One alternative is to not use an object pool and to create the action views as needed. The program did not originally use an object pool but some situations had poor performance as a result, which is why it was added. Another solution is to have each subclass of ActionView have a corresponding method in ActionView which it can call from it's overridden version of copyValuesInto (e.g. copyValuesIntoFindReplaceView, copyValuesIntoInsertionView etc). Subclasses can then override the appropriate method and provide an implementation, with a guarantee of the type of the parameter. This requires ActionView to know about all its subclasses, however, which violates Riel's heuristic 5.2 (Derived classes must have knowledge of their base class by definition, but base classes should not know anything about their derived classes). Importantly, additional subclasses are likely to be added in the future, each of which would require changes to ActionView itself, whereas with the design above ActionView can remain unchanged.

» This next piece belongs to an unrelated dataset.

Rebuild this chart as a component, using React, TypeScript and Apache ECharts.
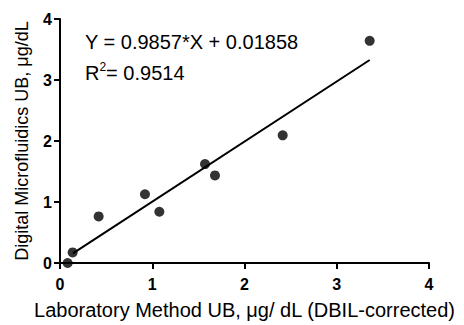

In theory, the only method that will call copyValuesInto will be the clone method in ActionViewController, which knows that the receiver will be the same class as the parameter. Given this, and in the interests of performance and maintainability, it was decided that breaking the Liskov substitution principle was, surprisingly, the least evil alternative.
ChangeBlockingVisitor
ChangeBlockingVisitor violates Keep related data and behavior in one place since the code to check if a change blocks another change is not within the change class itself. Additionally, it has high coupling since ChangeBlockingVisitor knows about every type of change. The latter problem is unavoidable since changes can affect changes of other types in different ways, and the design ensures that FileChange and its subclasses don't need to know about other subclasses. This design takes a quite different approach to the solution for the ActionView problem described in the previous section, which specifically avoided having something know about all the concrete subclasses of a class. In the case of ChangeBlockingVisitor, this is less of an issue because the concrete subclasses of FileChange are more stable then those of SearchAction, since new SearchAction subclasses will not necessarily require new FileChange subclasses. Additionally, this design can do it without breaking the aforementioned Riel's heuristic 5.2, since neither FileChange nor ChangeBlockingVisitor directly knows about its own subclasses.
SearchProgress
SearchProgress is a data class and thus produces a slight smell. The alternative would have been to use a much longer parameter list for the processSmallChunk method in SearchAction, producing a more pungent smell.
Conclusion
This project produced a vastly different design for a core part of a batch file modification utility which previously suffered from a poorly thought out, highly coupled design. The new design is significantly more maintainable and open to extension. A large amount of work remains to be done to refactor the rest of the system, but this design project provides a strong foundation for that work.